_Requirements_: The lines to reproduce run from the first one through the line containing "const SIZE = 21;". Reproduce them exactly.

##### Supplied material

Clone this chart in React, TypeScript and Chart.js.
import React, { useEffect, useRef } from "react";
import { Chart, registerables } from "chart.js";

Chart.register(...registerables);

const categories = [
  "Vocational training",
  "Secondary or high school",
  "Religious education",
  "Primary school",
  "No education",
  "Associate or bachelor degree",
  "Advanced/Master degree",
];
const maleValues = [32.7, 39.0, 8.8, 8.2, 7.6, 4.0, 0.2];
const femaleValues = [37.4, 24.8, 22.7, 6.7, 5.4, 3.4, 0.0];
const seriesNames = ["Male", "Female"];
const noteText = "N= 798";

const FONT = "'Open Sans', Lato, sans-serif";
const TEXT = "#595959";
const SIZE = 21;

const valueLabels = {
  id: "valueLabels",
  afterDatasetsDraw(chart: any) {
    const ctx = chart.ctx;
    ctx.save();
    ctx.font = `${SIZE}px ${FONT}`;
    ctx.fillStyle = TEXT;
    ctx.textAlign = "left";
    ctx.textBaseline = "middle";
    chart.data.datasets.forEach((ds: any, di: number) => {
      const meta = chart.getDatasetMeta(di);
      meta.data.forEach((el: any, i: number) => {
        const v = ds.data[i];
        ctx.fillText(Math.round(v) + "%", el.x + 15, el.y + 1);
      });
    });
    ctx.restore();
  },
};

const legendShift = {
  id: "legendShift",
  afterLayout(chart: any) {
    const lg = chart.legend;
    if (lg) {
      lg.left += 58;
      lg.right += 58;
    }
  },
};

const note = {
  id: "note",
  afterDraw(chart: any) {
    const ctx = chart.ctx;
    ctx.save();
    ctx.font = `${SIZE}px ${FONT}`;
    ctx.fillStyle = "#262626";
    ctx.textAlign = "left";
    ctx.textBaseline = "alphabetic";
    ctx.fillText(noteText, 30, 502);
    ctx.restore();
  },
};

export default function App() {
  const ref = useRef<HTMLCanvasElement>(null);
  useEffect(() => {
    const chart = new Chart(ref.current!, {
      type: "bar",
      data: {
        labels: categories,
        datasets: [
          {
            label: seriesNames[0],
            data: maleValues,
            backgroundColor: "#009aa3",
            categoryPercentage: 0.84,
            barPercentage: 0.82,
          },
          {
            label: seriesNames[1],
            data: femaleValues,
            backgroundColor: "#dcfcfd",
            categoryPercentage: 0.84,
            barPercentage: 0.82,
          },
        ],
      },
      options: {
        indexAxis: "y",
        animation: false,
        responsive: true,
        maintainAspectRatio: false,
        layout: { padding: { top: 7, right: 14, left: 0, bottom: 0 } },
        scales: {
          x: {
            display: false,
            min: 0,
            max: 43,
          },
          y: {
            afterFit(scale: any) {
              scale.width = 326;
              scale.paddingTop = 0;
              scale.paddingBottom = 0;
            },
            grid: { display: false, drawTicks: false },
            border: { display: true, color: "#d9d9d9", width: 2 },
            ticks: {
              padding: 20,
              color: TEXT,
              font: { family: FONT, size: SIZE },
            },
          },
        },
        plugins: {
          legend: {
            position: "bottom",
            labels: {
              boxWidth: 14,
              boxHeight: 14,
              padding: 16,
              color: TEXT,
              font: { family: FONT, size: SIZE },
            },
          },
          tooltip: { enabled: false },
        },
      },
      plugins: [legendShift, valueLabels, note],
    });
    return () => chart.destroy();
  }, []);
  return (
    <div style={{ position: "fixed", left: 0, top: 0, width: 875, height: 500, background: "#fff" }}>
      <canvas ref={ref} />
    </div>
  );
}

##########

_Result_:
Clone this chart in React, TypeScript and Chart.js.
import React, { useEffect, useRef } from "react";
import { Chart, registerables } from "chart.js";

Chart.register(...registerables);

const categories = [
  "Vocational training",
  "Secondary or high school",
  "Religious education",
  "Primary school",
  "No education",
  "Associate or bachelor degree",
  "Advanced/Master degree",
];
const maleValues = [32.7, 39.0, 8.8, 8.2, 7.6, 4.0, 0.2];
const femaleValues = [37.4, 24.8, 22.7, 6.7, 5.4, 3.4, 0.0];
const seriesNames = ["Male", "Female"];
const noteText = "N= 798";

const FONT = "'Open Sans', Lato, sans-serif";
const TEXT = "#595959";
const SIZE = 21;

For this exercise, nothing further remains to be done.